Generally you use more air in a soft carcass to maintain structural shape under heavy braking and acceleration, or you use less air pressure to increase the size of the contact patch and therefore tire surface and grip. Depending on the bike and riding style there are g-load needs to be met as well as braking and accelerating forces. What pressures are you running, but more importantly, WHY? Have you gone through a range of pressures to find the pressure that gets the right carcass heat range and gives you the correct carcass flex/stability you are looking for?
For example, in the previous generation Pirelli DSC1 DOT race tires I ran 38 hot front and 33 hot rear on my VFR400 race bike. That gave me the structural roll profile I needed going into the corner and the sidewall rigidity I wanted for very high speed mid corner stability. It took me 3 days of testing to get to that point but it took my lap times down to race pace and most important of all I was comfortable and trusted the tires. I got the tire to meet MY needs. Your needs may be completely different.
Why so high in the front? Let's look at this dynamically. Hard braking produces weight transfer, That loads the tire and creates carcass flex. If the sidewall flexes too much, two things happen:- you lose tire shape and therefore some degree of steering ability from the profile loss AND you lose rake and trail numbers substantially enhancing that loss of steering. Take a second to stop right here and visualize that in sequence as braking occurs.

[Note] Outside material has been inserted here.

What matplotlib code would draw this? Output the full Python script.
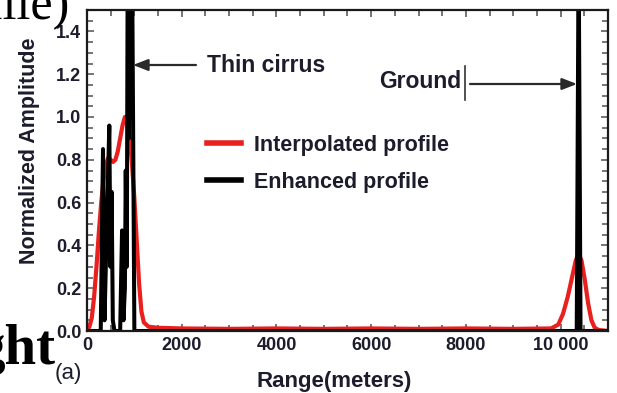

We can manage brake pressure to deal with this, but should we have to do that on the street or track? If we do, the bike is managing us. That's very poor attention to this part of set up. The bike should do exactly what you want it to and that is why carcass flex/tire pressure is absolutely critical with soft carcass tires. How many street crashes are related to not checking tire pressure before going riding and the tire folding under braking? How about crashes on the track from poor/excessive tire wear at the track from incorrect pressure?

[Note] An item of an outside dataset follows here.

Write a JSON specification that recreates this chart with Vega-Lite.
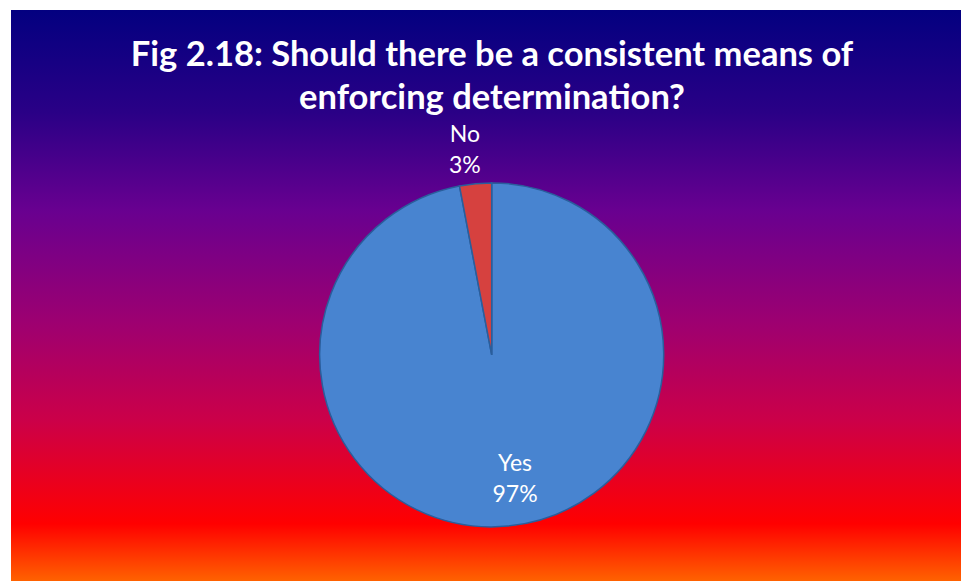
{
  "$schema": "https://vega.github.io/schema/vega-lite/v6.json",
  "width": 962,
  "height": 581,
  "autosize": {"type": "fit", "contains": "padding"},
  "padding": {"left": 11, "top": 10, "right": 1, "bottom": 0},
  "background": "white",
  "config": {
    "view": {
      "stroke": null,
      "fill": {
        "gradient": "linear",
        "x1": 0, "y1": 0, "x2": 0, "y2": 1,
        "stops": [
          {"offset": 0, "color": "#030080"},
          {"offset": 0.18, "color": "#2a0086"},
          {"offset": 0.35, "color": "#680090"},
          {"offset": 0.55, "color": "#9e0070"},
          {"offset": 0.72, "color": "#cc0048"},
          {"offset": 0.9, "color": "#ff0000"},
          {"offset": 1, "color": "#ff6200"}
        ]
      }
    }
  },
  "title": {
    "text": ["Fig 2.18: Should there be a consistent means of", "enforcing determination?"],
    "font": "Lato",
    "fontSize": 34.5,
    "fontWeight": "bold",
    "color": "white",
    "anchor": "middle",
    "lineHeight": 43,
    "offset": -106,
    "dx": 6
  },
  "data": {
    "values": [
      {"category": "Yes", "value": 97, "label": "Yes\n97%", "order": 1},
      {"category": "No", "value": 3, "label": "No\n3%", "order": 2}
    ]
  },
  "transform": [
    {"stack": "value", "sort": [{"field": "order", "order": "ascending"}], "groupby": [], "as": ["v0", "v1"]},
    {"calculate": "(datum.v0 + datum.v1) / 2", "as": "mid"}
  ],
  "encoding": {
    "x": {"datum": 0.506, "type": "quantitative", "scale": {"domain": [0, 1]}, "axis": null},
    "y": {"datum": 0.396, "type": "quantitative", "scale": {"domain": [0, 1]}, "axis": null}
  },
  "layer": [
    {
      "mark": {"type": "arc", "radius": 172, "stroke": "#2a5e9c", "strokeWidth": 1.5},
      "encoding": {
        "theta": {"field": "v0", "type": "quantitative", "scale": {"domain": [0, 100]}},
        "theta2": {"field": "v1"},
        "color": {
          "field": "category",
          "type": "nominal",
          "scale": {"domain": ["Yes", "No"], "range": ["#4884d0", "#d6413f"]},
          "legend": null
        }
      }
    },
    {
      "transform": [{"filter": "datum.category == 'Yes'"}],
      "mark": {"type": "text", "radius": 110, "dx": 13, "font": "Lato", "fontSize": 23, "color": "white", "lineBreak": "\n", "lineHeight": 31},
      "encoding": {
        "theta": {"field": "mid", "type": "quantitative", "scale": {"domain": [0, 100]}},
        "text": {"field": "label"}
      }
    },
    {
      "transform": [{"filter": "datum.category == 'No'"}],
      "mark": {"type": "text", "radius": 221, "dx": -6, "font": "Lato", "fontSize": 23, "color": "white", "lineBreak": "\n", "lineHeight": 31},
      "encoding": {
        "theta": {"field": "mid", "type": "quantitative", "scale": {"domain": [0, 100]}},
        "text": {"field": "label"}
      }
    }
  ]
}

Stresses under acceleration are obviously very different by engine size, configuration and torque/peak power. Again sidewall flex has the same roll to play as does pressure in controlling flex. If the sidewall flexes too much, can you control you exit line from any corner street or track? Where will you ultimately go exiting a corner (and as a result, what do you do with the throttle?). Now stop reading, visualize that scenario step by step starting with brake release and throttle roll on.
Now add in weight transfer and the effect on the front end geometry.
As you have those mental frame by frame references in place, when you change brands of tires you need to understand what degree of flex you have to manage (this builds on yesterdays post) and therefore the tire pressure that YOU need.
We are all different riders in so many ways no matter what we ride, where we ride and how we ride, and tire carcasses are as different as we are. If you understand flex and pressure working together, you can tune the tire to get what YOU need out of it. That in and as of itself is priceless as we all know how small that contact patch is, so why not get the best out of it but more importantly, get the most out of the rest of the tire?
#2
Just got done reading this on FB, good read great info. We all see ridiculously under inflated tires on the street all the time. I hate seeing "wanna be's" running that way knowing full well they're a crash waiting to happen, and then they'll wonder why they went down!
#3
on my old BMW cafe I ran a higher pressure in the front because I got better stability. I had to get there by trial and error, but once I got it dialed in my stability problems improved dramatically. Different bike and tiers but I did get a lot of skepticism, it worked for me.
#4
When Miller opened I was running Michelin Powers, and the bike was handling like crap. The tire vendor really only knew "race" tires at that time (6years on he is extremely sharp now). Freddy Spencer came by and saw his board with high 20's for PSI and flipped.
Bumped up to the high 30's at Freddies suggestion and the Shawk was rockin.
Bumped up to the high 30's at Freddies suggestion and the Shawk was rockin.